Q: WHAT ARE MXA’S RECOMMENDED HUSQVARNA TC250 FORK SETTINGS?
A: Here is what the MXA wrecking crew ran in its 2011 Husqvarna TC250. Stock settings are in parentheses:
Spring rate: 0.45 kg/mm (0.43 kg/mm)
Oil height: 290cc
Compression: 14 clicks out (9 clicks out)
Rebound: 16 clicks out (13 clicks out)
Fork leg height: 5mm up
Q: WHAT ARE MXA’S RECOMMENDED HUSQVARNA TC250 SHOCK SETTINGS?
A: Here is what the MXA wrecking crew ran in its 2011 Husqvarna TC250. Stock settings are in parentheses:
Spring rate: 5.4 kg/mm
Race sag: 100mm
Hi-compression: 11 clicks out (10 clicks out)
Lo-compression: 16 clicks out (15 clicks out)
Rebound: 16 clicks out (18 clicks out)
Notes: We recommend running between 100mm and 105mm of sag to maximize the shock’s potential.
Q: WHAT DID WE HATE?
A: The hate list:
(1) Engine. This is the slowest engine in the class. It can be improved with different gearing and an exhaust system, but the Husky engine is still down on power.
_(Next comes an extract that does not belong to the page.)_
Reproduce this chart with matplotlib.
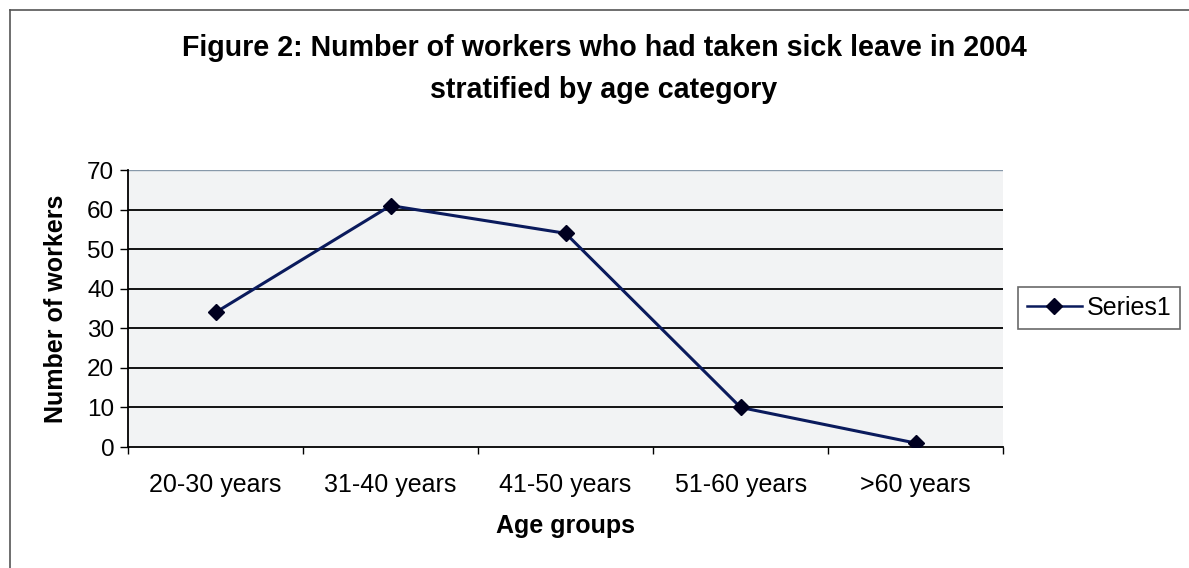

(2) Fuel injection. We developed a love/hate relationship with the Mikuni EFI system. We loved that it allowed us to start the 2011 TC250 easily, but hated that it mellowed out an already soft powerband.
(3) Forks. The Kayaba units could be excellent if stiffer springs were installed. As it sits, the TC250 is unbalanced and can’t handle rough sections without spiking through the entire stroke.
(4) Gearing. The Husky TC250 has Bonneville gearing. The engine began to pack a punch once we added two teeth to the rear sprocket.
Contortionist: MXA testers loved the feel of the TC250 in the air, but not everyone was happy. Several riders griped about the lack of horsepower needed to get over bigger jumps after exiting corners. They contorted their bodies to help clear jumps.
Q: WHAT DID WE LIKE?
A: The like list:
(1) Handling. The TC250 has a pleasant handling chassis that doesn’t do anything offensive. We can’t say the same thing for many other bikes on the market.
(2) Uniqueness. Owning a Husqvarna means that you’re probably the first person at your local riding area to throw a leg over this unique piece of machinery. The TC250 isn’t for riders who want to conform to the status quo. MXA test riders who had good results in their motos noted that people paid more attention because of the oddity of seeing a Husky TC250 up front. It’s an attention grabber.
(3) Brakes. The Brembo 260mm cauliflower-shaped front brake shares the top step of the braking podium with the brake on the KTM 250SXF. Guess what? Both bikes have Brembo units. This brake has an impressive feel and stopping power.
(4) Styling. It’s different, eye-catching and artistic. The MXA wrecking crew has mixed feelings about the Husqvarna TC250’s body styling. All agree that the minimalistic use of plastic draws the focus to the most interesting aspect of the bike—the miniscule engine. We only wish that we could put numbers on the sides.
(5) Hubs. The new Grimeca aluminum hubs resemble works components. These beefy hubs have a mirror-like finish and seem very strong.
Q: WHAT DO WE REALLY THINK?
A: Husqvarna is inching their way up the ladder with the TC250. The Italians have a competent machine that is well suspended, corners like a hummingbird, brakes on a dime and, best of all, starts easier. However, Husky needs to pump up the volume on the TC250 powerband. There is no honor for an engine designer in building the slowest engine in the class. Husqvarna’s engineers need to look to another Italian company for inspiration—Ferrari.